After a restful night’s sleep on a pillow-top bed in the generous-sized rooms, many with a fireplace and Jacuzzi tub, you won’t need a massage, but book one anyway. The vinotherapy spa is too tempting to pass up. Tucked into the inn’s 36 wooded acres, it’s the perfect place to relax as the snow falls. Try the wine barrel soak, with French chardonnay grape-seed extract, and then sweat away your tension in the steam room to make the experience last longer.
As with the Stonehedge, a weekend at the Bedford Village Inn is anything but taxing: eat, drink, sleep, repeat. A former agrarian estate located between Manchester and Nashua, it has 14 guest rooms and a Colonial cottage. You can book the executive suite with a guest bathroom and gracious sitting area. If you crave privacy, try the Summit suite, complete with butler service, a drawn bath and bottle of Veuve Clicquot waiting.

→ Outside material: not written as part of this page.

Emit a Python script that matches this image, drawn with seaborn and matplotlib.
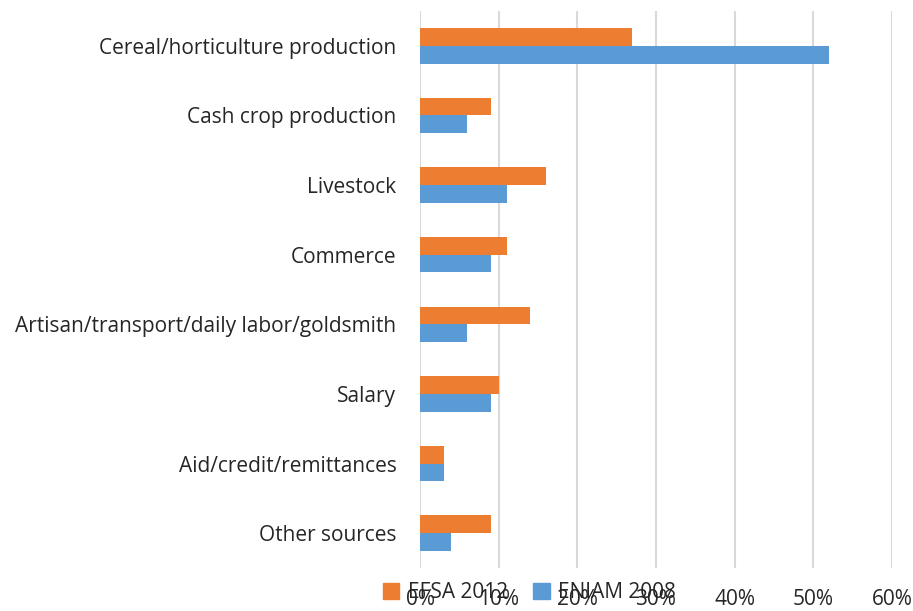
import pandas as pd
import seaborn as sns
import matplotlib.pyplot as plt
from matplotlib.ticker import PercentFormatter
from matplotlib.patches import Patch

# values (percent of households)
categories = ['Cereal/horticulture production', 'Cash crop production', 'Livestock',
              'Commerce', 'Artisan/transport/daily labor/goldsmith', 'Salary',
              'Aid/credit/remittances', 'Other sources']
efsa_2012 = [27, 9, 16, 11, 14, 10, 3, 9]
eniam_2008 = [52, 6, 11, 9, 6, 9, 3, 4]
series = ['EFSA 2012', 'ENIAM 2008']
colors = ['#ED7D31', '#5B9BD5']

df = pd.DataFrame({
    'Source': categories * 2,
    'Share': efsa_2012 + eniam_2008,
    'Survey': [series[0]] * len(categories) + [series[1]] * len(categories),
})

sns.set_style('white')
plt.rcParams['font.family'] = ['Open Sans', 'DejaVu Sans']

fig = plt.figure(figsize=(9.13, 6.11), dpi=100)
ax = fig.add_axes([420 / 913, 1 - 568 / 611, (892 - 420) / 913, (568 - 11) / 611])

sns.barplot(data=df, x='Share', y='Source', hue='Survey', hue_order=series,
            palette=colors, width=0.51, gap=0, orient='h', ax=ax, legend=False,
            edgecolor='none', saturation=1)

ax.set_xlim(0, 60)
ax.set_xticks(range(0, 61, 10))
ax.xaxis.set_major_formatter(PercentFormatter(decimals=0))
ax.grid(axis='x', color='#d9d9d9', lw=1.5)
ax.set_axisbelow(True)
for s in ax.spines.values():
    s.set_visible(False)
ax.set_xlabel('')
ax.set_ylabel('')
ax.tick_params(axis='x', length=0, pad=15, labelsize=15, colors='#262626')
ax.tick_params(axis='y', length=0, pad=17, labelsize=15, colors='#262626')

handles = [Patch(color=c, label=l) for c, l in zip(colors, series)]
fig.legend(handles=handles, loc='center left', ncol=2, frameon=False,
           bbox_to_anchor=(364 / 913, 1 - 593 / 611), fontsize=15,
           handlelength=0.8, handleheight=0.8, handletextpad=0.4, columnspacing=1.2,
           labelcolor='#262626')

fig.savefig('out.png', dpi=100)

The milk room, just off the lobby, is a perfect spot for recharging, with its giant fireplace, and inviting couches. In need of a retail fix? Head to Smitten, the inn’s carriage-house-turned-boutique a few steps away. When we saw the artistic sweaters, earrings, and playful bling scattered about the shop, we scratched “shopping in Nashua’’ off our list.

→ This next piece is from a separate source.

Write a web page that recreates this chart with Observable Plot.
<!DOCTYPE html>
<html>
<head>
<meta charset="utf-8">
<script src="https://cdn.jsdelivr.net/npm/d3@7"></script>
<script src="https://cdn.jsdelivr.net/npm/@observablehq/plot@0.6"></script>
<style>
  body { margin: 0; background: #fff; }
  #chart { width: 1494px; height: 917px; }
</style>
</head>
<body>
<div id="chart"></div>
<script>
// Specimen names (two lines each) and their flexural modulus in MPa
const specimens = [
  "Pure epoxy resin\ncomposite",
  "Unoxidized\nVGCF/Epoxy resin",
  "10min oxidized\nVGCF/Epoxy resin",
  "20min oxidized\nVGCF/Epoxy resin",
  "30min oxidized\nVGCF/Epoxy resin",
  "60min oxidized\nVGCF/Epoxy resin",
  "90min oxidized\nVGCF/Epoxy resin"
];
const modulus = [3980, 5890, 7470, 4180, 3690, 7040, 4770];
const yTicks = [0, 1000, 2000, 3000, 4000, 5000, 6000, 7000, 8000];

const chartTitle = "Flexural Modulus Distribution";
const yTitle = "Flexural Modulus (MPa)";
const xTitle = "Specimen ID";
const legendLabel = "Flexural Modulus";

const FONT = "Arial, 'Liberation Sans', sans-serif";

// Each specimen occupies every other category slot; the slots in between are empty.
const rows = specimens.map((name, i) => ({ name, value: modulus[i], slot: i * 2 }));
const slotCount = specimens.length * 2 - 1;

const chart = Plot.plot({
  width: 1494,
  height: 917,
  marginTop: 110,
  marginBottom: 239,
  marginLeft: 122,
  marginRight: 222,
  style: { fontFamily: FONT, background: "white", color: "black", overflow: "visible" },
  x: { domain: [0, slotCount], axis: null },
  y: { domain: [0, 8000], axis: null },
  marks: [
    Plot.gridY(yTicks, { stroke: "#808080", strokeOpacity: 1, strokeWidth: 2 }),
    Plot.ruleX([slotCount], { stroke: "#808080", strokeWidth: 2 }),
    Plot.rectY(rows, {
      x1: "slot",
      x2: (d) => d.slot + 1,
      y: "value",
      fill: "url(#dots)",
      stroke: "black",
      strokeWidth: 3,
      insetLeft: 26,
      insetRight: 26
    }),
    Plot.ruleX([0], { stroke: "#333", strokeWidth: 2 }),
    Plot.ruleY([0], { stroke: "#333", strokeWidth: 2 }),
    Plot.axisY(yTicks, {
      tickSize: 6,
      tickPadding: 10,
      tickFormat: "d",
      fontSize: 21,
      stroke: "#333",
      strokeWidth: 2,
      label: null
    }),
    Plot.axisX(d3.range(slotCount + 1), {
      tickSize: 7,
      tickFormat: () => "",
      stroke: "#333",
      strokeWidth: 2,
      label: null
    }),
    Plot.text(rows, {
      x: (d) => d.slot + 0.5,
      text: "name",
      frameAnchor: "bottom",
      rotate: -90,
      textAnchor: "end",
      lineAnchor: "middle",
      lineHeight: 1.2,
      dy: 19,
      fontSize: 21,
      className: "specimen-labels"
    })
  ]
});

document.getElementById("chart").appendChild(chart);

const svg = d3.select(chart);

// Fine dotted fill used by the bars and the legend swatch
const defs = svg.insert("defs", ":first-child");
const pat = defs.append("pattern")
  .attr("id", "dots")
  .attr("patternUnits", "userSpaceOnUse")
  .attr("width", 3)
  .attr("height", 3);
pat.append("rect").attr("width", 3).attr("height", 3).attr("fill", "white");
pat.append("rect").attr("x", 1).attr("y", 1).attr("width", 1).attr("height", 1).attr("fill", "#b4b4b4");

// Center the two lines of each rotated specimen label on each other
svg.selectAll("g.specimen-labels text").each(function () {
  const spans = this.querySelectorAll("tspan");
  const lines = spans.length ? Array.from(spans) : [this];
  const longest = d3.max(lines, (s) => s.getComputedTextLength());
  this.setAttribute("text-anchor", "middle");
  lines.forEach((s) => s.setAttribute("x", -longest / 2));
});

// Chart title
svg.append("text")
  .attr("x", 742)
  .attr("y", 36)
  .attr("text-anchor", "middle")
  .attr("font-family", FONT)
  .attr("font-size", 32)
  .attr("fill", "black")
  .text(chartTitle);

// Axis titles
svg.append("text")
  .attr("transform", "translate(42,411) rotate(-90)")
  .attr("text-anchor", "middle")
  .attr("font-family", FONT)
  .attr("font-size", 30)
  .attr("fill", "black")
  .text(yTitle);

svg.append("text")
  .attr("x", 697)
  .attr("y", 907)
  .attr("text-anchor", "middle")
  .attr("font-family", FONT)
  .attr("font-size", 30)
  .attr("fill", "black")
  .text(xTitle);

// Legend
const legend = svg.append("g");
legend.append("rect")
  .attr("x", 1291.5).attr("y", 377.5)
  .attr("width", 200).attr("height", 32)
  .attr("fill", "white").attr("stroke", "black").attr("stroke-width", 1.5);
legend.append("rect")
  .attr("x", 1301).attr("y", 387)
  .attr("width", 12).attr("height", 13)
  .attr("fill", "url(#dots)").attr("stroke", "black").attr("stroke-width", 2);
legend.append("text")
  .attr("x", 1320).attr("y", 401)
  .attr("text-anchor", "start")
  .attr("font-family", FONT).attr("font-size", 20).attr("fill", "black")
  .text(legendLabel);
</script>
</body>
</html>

It’s easy to indulge with six dining rooms, a tavern, and wine bar on the premises. We ate at Corks on the top floor, lured by its Cruvinet wine dispensing system that allows top-shelf vintages to be ordered by the glass. Sommelier Jon Carnevale, the innkeeper’s son, stocks the cabinet with ultra premium bottles such as Caymus cabernet.
Whether you dine in one of the cozy dining rooms or the more casual tavern, you’ll experience chef Earl Anthony Morse’s cuisine. A New Hampshire native and graduate of Culinary Institute of America, Morse worked in Las Vegas and at acclaimed White Barn Inn in Kennebunk, Maine, before coming to Bedford five months ago.
Sitting at the Corks bar with an Angus, bacon cheeseburger and a cabernet as ambient music sets the mood, you will be swept away. When nowhere is the destination, you’ll be surprised how far you can get.